The invention relates to the reinforcement of the walls of underground tunnels and rock chambers by prestressing. It furthermore relates to a method of making the prestressed cavity walls impermeable against seepage of liquids.
In tunnelling and in excavating underground rock chambers one of the main problems is the displacement of the tunnel walls by the enormous weight of the overlying rock and soil masses, often making bracing and lining imperative in order to prevent collapse of the excavation. This is not always necessary with hard rock where large sections of a tunnel may be self-supporting; however in deep-lying sections the very high pressure reached, causes plastic flow in the rock with subsequent displacement of the cavity walls; to counteract this pressure and to prevent penetration of water, internal lining -- made of concrete in modern structures -- is applied to the walls. In soft rock, such as lime stone, tunnelling generally requires a permanent lining, especially where fissures can be expected and the overlying weight is large.
Theoretically, a cylindrical or spherical cavity within a rock mass would not collapse under the weight of the mountain, since equally distributed stresses should appear according to simplified calculations based on the classical theory of elasticity. In practice, however, the forces acting along the circumference are not uniformly distributed, but may appear as alternate compression and tension zones in different portions of the wall. Rock can withstand considerable compression forces, unless the stress exceeds the plastic flow limit, but its tensile strength is low, so that tension or shearing stresses may cause cracks and fissures and eventual caving-in of the walls.
Lining, therefore, becomes necessary in tension zones; however since these cannot be clearly defined and detected during excavation, the whole tunnel length is generally provided with lining which incidentally controls water seepage. The same rules apply to the construction of underground chambers and tanks, be they of spherical, ellipsoidal or other vaulted shape.
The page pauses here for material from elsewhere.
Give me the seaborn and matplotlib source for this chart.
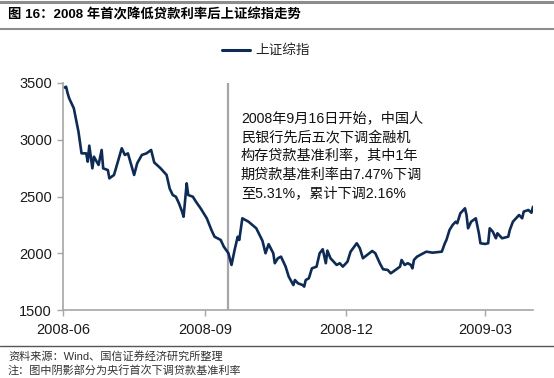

In certain cases, where only a clearly defined portion of the tunnel or cavity shows fissures or signs of collapse, it is customary to insert and anchor long bolts into holes drilled into the rock, with the aim to strengthen the affected portion and to hold the rock in place. In the plurality of cases, however, because of the unreliabitity of a partly reinforcement only, complete lining of the area is greatly preferred.
Lining of any rock cavity is expensive per se, whether it is in the form of steel casings, prefabricated concrete sections or cast-in-situ concrete. It causes additional expenses by making necessary the excavation of the volume of rock taken subsequently by the lining and, in tunnelling, slows down the excavation progress by clogging up the narrow tunnel section owing to the large amounts of building material to be transported.
In view of these drawbacks it has been made the object of the present invention to dispense with the lining of tunnels or other excavations altogether and to replace it by converting the rock around the cavity into a self-supporting and load-bearing structure, by prestressing it to a degree beyond the largest tension and shearing stresses apt to occur in the respective portion of the cavity wall.